Locate every line below that contains the word "this" and copy it.

^^^^^^^^^^^^^^^^

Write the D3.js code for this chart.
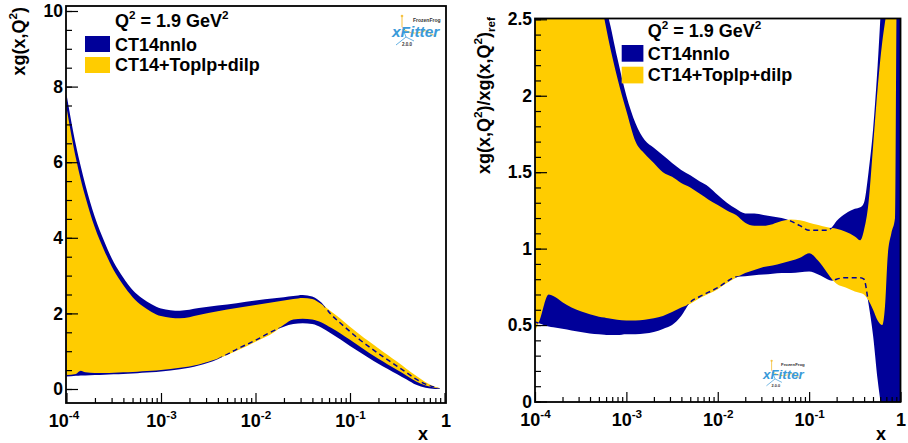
<!DOCTYPE html>
<html><head><meta charset="utf-8">
<script src="https://cdn.jsdelivr.net/npm/d3@7"></script>
<style>
body{margin:0;background:#fff}
svg{display:block}
text{font-family:"Liberation Sans",Arial,Helvetica,sans-serif;font-weight:bold;fill:#000}
</style>
</head><body><svg id="c" width="908" height="443"></svg>
<script>
const BLUE="#000099", YELLOW="#ffcc00";
const legendLabels=["CT14nnlo","CT14+Toplp+dilp"];
const scaleLabel=[["Q","n"],["2","sup"],[" = 1.9 GeV","n"],["2","sup"]];
const xMajorTicks=[1e-4,1e-3,1e-2,1e-1,1];
const xMajorLabels=[[["10","n"],["-4","sup"]],[["10","n"],["-3","sup"]],[["10","n"],["-2","sup"]],[["10","n"],["-1","sup"]],[["1","n"]]];
const leftYTicks=[0,2,4,6,8,10];
const rightYTicks=[0,0.5,1,1.5,2,2.5];
const leftYTitle=[["xg(x,Q","n"],["2","sup"],[")","n"]];
const rightYTitle=[["xg(x,Q","n"],["2","sup"],[")/xg(x,Q","n"],["2","sup"],[")","n"],["ref","sub"]];

// ---- left panel: xg(x,Q2), log10(x) grid ----
const leftLogX=[-4,-3.9,-3.85,-3.8,-3.7,-3.6,-3.5,-3.4,-3.3,-3.2,-3.1,-3.0,-2.8,-2.6,-2.4,-2.2,-2.0,-1.8,-1.7,-1.6,-1.5,-1.4,-1.3,-1.2,-1.1,-1.0,-0.9,-0.8,-0.7,-0.6,-0.5,-0.4,-0.3,-0.2,-0.1,-0.05];
const leftCT14Up=[7.80,6.45,5.9,5.4,4.55,3.9,3.35,2.95,2.62,2.40,2.24,2.13,2.07,2.14,2.21,2.27,2.34,2.40,2.43,2.46,2.49,2.45,2.28,1.97,1.74,1.52,1.31,1.12,0.94,0.77,0.60,0.43,0.26,0.13,0.045,0.015];
const leftCT14Lo=[0.33,0.35,0.36,0.36,0.37,0.38,0.39,0.40,0.41,0.43,0.44,0.46,0.52,0.62,0.79,1.05,1.29,1.55,1.65,1.72,1.74,1.72,1.62,1.47,1.31,1.14,0.98,0.82,0.67,0.53,0.39,0.25,0.11,0.03,0.0,0.0];
const leftTopUp=[7.45,6.1,5.55,5.08,4.27,3.66,3.14,2.75,2.43,2.2,2.04,1.93,1.87,1.96,2.06,2.14,2.22,2.30,2.34,2.38,2.41,2.38,2.24,2.05,1.86,1.65,1.45,1.26,1.08,0.90,0.72,0.53,0.35,0.18,0.06,0.02];
const leftTopLo=[0.37,0.40,0.48,0.44,0.42,0.42,0.43,0.44,0.45,0.47,0.48,0.50,0.56,0.65,0.80,1.01,1.25,1.51,1.70,1.84,1.86,1.84,1.76,1.62,1.47,1.30,1.13,0.96,0.80,0.65,0.50,0.35,0.20,0.09,0.03,0.01];

// ---- right panel: ratio to reference, log10(x) grid ----
const rightLogX=[-4,-3.95,-3.85,-3.8,-3.7,-3.6,-3.5,-3.4,-3.3,-3.24,-3.2,-3.1,-3.0,-2.9,-2.8,-2.7,-2.6,-2.5,-2.4,-2.3,-2.2,-2.1,-2.0,-1.9,-1.8,-1.7,-1.6,-1.5,-1.4,-1.3,-1.2,-1.1,-1.0,-0.9,-0.8,-0.75,-0.7,-0.6,-0.5,-0.44,-0.4,-0.35,-0.3,-0.25,-0.2,-0.17,-0.14,-0.1,-0.06,-0.04,-0.02,0];
const rightCT14Up=[2.9,2.9,2.9,2.9,2.9,2.9,2.85,2.8,2.7,2.6,2.52,2.25,2.0,1.82,1.71,1.66,1.61,1.56,1.515,1.48,1.44,1.405,1.35,1.30,1.26,1.23,1.23,1.22,1.21,1.20,1.18,1.15,1.12,1.12,1.12,1.14,1.18,1.23,1.26,1.27,1.30,1.5,1.78,2.2,2.7,2.9,2.9,2.9,2.9,2.9,2.9,2.9];
const rightCT14Lo=[0.52,0.51,0.49,0.485,0.476,0.465,0.455,0.445,0.44,0.437,0.435,0.435,0.44,0.44,0.445,0.455,0.475,0.50,0.56,0.65,0.685,0.715,0.745,0.785,0.815,0.82,0.826,0.83,0.835,0.84,0.84,0.845,0.85,0.83,0.80,0.79,0.80,0.81,0.81,0.81,0.80,0.64,0.43,0.14,-0.08,-0.2,-0.3,-0.4,-0.5,-0.5,-0.5,-0.5];
const rightTopUp=[2.8,2.8,2.8,2.8,2.8,2.8,2.8,2.8,2.7,2.5,2.38,2.12,1.9,1.70,1.62,1.56,1.50,1.47,1.43,1.40,1.36,1.32,1.285,1.25,1.22,1.17,1.15,1.15,1.16,1.18,1.19,1.185,1.17,1.155,1.14,1.135,1.13,1.11,1.08,1.055,1.12,1.3,1.67,2.05,2.35,2.48,2.6,2.8,2.8,2.8,2.8,2.8];
const rightTopLo=[0.46,0.53,0.70,0.69,0.65,0.615,0.59,0.57,0.555,0.55,0.545,0.535,0.53,0.53,0.535,0.545,0.56,0.585,0.615,0.64,0.675,0.705,0.735,0.775,0.81,0.84,0.86,0.88,0.89,0.905,0.92,0.94,0.97,0.92,0.84,0.80,0.77,0.745,0.72,0.71,0.70,0.66,0.60,0.53,0.50,0.62,0.95,1.1,1.2,2.7,2.75,2.8];

const svg=d3.select("#c");
const defs=svg.append("defs");

function rich(t, parts, fs){
  let off=0;
  parts.forEach(([s,k],i)=>{
    let target = k==="sup" ? -0.42*fs : (k==="sub" ? 0.28*fs : 0);
    const ts=t.append("tspan").attr("font-size",k==="n"?fs:0.65*fs).text(s);
    if(i>0 || target!==0) ts.attr("dy",target-off);
    off=target;
  });
}

function panel(cfg){
  const g=svg.append("g");
  const x=d3.scaleLog().domain([1e-4,1]).range(cfg.xr);
  const y=d3.scaleLinear().domain(cfg.yd).range(cfg.yr);
  const id="clip"+cfg.name;
  defs.append("clipPath").attr("id",id).append("rect")
    .attr("x",cfg.frame[0]).attr("y",cfg.frame[1]).attr("width",cfg.frame[2]-cfg.frame[0]).attr("height",cfg.frame[3]-cfg.frame[1]);
  const plot=g.append("g").attr("clip-path",`url(#${id})`);
  const mk=(lx,lo,up)=>lx.map((l,i)=>({x:Math.pow(10,l),lo:lo[i],up:up[i]}));
  const dBlue=mk(cfg.lx,cfg.bLo,cfg.bUp), dYel=mk(cfg.lx,cfg.yLo,cfg.yUp);
  const area=d3.area().x(d=>x(d.x)).y0(d=>y(d.lo)).y1(d=>y(d.up)).curve(d3.curveMonotoneX);
  plot.append("path").datum(dBlue).attr("d",area).attr("fill",BLUE);
  plot.append("path").datum(dYel).attr("d",area).attr("fill",YELLOW);
  // CT14nnlo band edges (dashed), visible where they run across the yellow band
  const yid="yclip"+cfg.name;
  defs.append("clipPath").attr("id",yid).append("path").datum(dYel).attr("d",area);
  const lineUp=d3.line().x(d=>x(d.x)).y(d=>y(d.up)).curve(d3.curveMonotoneX);
  const lineLo=d3.line().x(d=>x(d.x)).y(d=>y(d.lo)).curve(d3.curveMonotoneX);
  const dg=plot.append("g").attr("clip-path",`url(#${yid})`);
  [lineUp,lineLo].forEach(l=>dg.append("path").datum(dBlue).attr("d",l)
     .attr("fill","none").attr("stroke",BLUE).attr("stroke-width",1.5).attr("stroke-dasharray","5,3.5"));

  // minor x ticks
  const minor=[];
  for(let e=-4;e<0;e++) for(let m=2;m<=9;m++) minor.push(m*Math.pow(10,e));
  g.append("g").attr("transform",`translate(0,${cfg.frame[3]})`)
    .call(d3.axisBottom(x).tickValues(minor).tickSize(-5).tickFormat(""))
    .call(a=>a.select(".domain").remove()).selectAll("line").attr("stroke-width",1.2);
  const ax=g.append("g").attr("transform",`translate(0,${cfg.frame[3]})`)
    .call(d3.axisBottom(x).tickValues(xMajorTicks).tickSize(-10).tickPadding(11).tickFormat(""));
  ax.select(".domain").remove();
  ax.selectAll("line").attr("stroke-width",1.2);
  ax.selectAll(".tick text").remove();
  ax.selectAll(".tick").each(function(d,i){
    const t=d3.select(this).append("text").attr("y",24).attr("x",cfg.xlabShift[i]||0)
      .attr("text-anchor","middle").attr("font-size",18).attr("fill","#000");
    rich(t,xMajorLabels[i],18);
  });
  // y axis
  const yMinor=d3.range(0, cfg.ymax+1e-9, cfg.yminor);
  g.append("g").attr("transform",`translate(${cfg.frame[0]},0)`)
    .call(d3.axisLeft(y).tickValues(yMinor).tickSize(-6).tickFormat(""))
    .call(a=>a.select(".domain").remove()).selectAll("line").attr("stroke-width",1.2);
  const ay=g.append("g").attr("transform",`translate(${cfg.frame[0]},0)`)
    .call(d3.axisLeft(y).tickValues(cfg.yticks).tickSize(-12).tickPadding(3).tickFormat(d3.format("")));
  ay.select(".domain").remove();
  ay.selectAll("line").attr("stroke-width",1.2);
  ay.selectAll("text").attr("font-size",17.5).attr("font-weight","bold").attr("fill","#000");
  ax.attr("font-size",null).attr("font-family",null); ay.attr("font-family",null).attr("font-size",null);

  // frame
  g.append("rect").attr("x",cfg.frame[0]).attr("y",cfg.frame[1])
    .attr("width",cfg.frame[2]-cfg.frame[0]).attr("height",cfg.frame[3]-cfg.frame[1])
    .attr("fill","none").attr("stroke","#000").attr("stroke-width",1.8);

  // titles
  const yt=g.append("text").attr("transform",`translate(${cfg.ytitle[0]},${cfg.ytitle[1]}) rotate(-90)`)
    .attr("text-anchor","end").attr("font-size",18);
  rich(yt,cfg.ytitleParts,18);
  g.append("text").attr("x",cfg.xtitle[0]).attr("y",cfg.xtitle[1]).attr("font-size",18).text("x");

  // legend
  const L=cfg.legend;
  const q=g.append("text").attr("x",L.tx).attr("y",L.qy).attr("font-size",18);
  rich(q,scaleLabel,18);
  [BLUE,YELLOW].forEach((c,i)=>{
    g.append("rect").attr("x",L.bx).attr("y",L.by[i]).attr("width",L.bw).attr("height",L.bh).attr("fill",c);
    g.append("text").attr("x",L.tx).attr("y",L.ty[i]).attr("font-size",18).text(legendLabels[i]);
  });

  logo(g,cfg.logo[0],cfg.logo[1],cfg.logo[2]);
}

function logo(g,x0,y0,s){
  const lg=g.append("g").attr("transform",`translate(${x0},${y0}) scale(${s})`);
  lg.append("path").attr("d","M10,0 L10,12 M10,12 C14,18 24,20 32,16 C36,14 40,22 44,20")
    .attr("fill","none").attr("stroke","#f5c242").attr("stroke-width",1);
  lg.append("path").attr("d","M4,30 L14,22 L22,26 M14,22 L11,14").attr("fill","none").attr("stroke","#3a9ad9").attr("stroke-width",0.8);
  lg.append("circle").attr("cx",10).attr("cy",1).attr("r",1.3).attr("fill","#f5c242");
  lg.append("text").attr("x",21).attr("y",7).attr("font-size",5).attr("font-weight","normal").style("fill","#333").text("FrozenFrog");
  lg.append("text").attr("x",0).attr("y",22).attr("font-size",15.5).attr("font-style","italic").attr("font-weight","normal")
    .style("fill","#3a9ad9").text("xFitter");
  lg.append("text").attr("x",10).attr("y",31).attr("font-size",4.5).attr("font-weight","normal").style("fill","#333").text("2.0.0");
}

panel({name:"L", xr:[66.5,444.5], yd:[0,10], yr:[389,11], frame:[66,6,446,403], ymax:10, yminor:0.5,
  yticks:leftYTicks, lx:leftLogX, bUp:leftCT14Up, bLo:leftCT14Lo, yUp:leftTopUp, yLo:leftTopLo,
  ytitle:[25,7], ytitleParts:leftYTitle, xtitle:[418,440], xlabShift:[-3,0,0,0,1],
  legend:{tx:115,qy:26.7,bx:85,by:[36,57],bw:25,bh:16,ty:[50.7,70.7]}, logo:[392,15,1]});
panel({name:"R", xr:[535,900.5], yd:[0,2.5], yr:[401.5,19.3], frame:[535,18.5,900.5,402], ymax:2.5, yminor:0.1,
  yticks:rightYTicks, lx:rightLogX, bUp:rightCT14Up, bLo:rightCT14Lo, yUp:rightTopUp, yLo:rightTopLo,
  ytitle:[490,17], ytitleParts:rightYTitle, xtitle:[876,440], xlabShift:[0,0,0,0,0],
  legend:{tx:647.7,qy:37,bx:621.7,by:[45,66.7],bw:21.7,bh:16.7,ty:[60,81]}, logo:[763,360,0.86]});
</script>
</body></html>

^^^^^^^^^^^^^^^^

* _THE SOLUTION_
Write the D3.js code for this chart.
    const t=d3.select(this).append("text").attr("y",24).attr("x",cfg.xlabShift[i]||0)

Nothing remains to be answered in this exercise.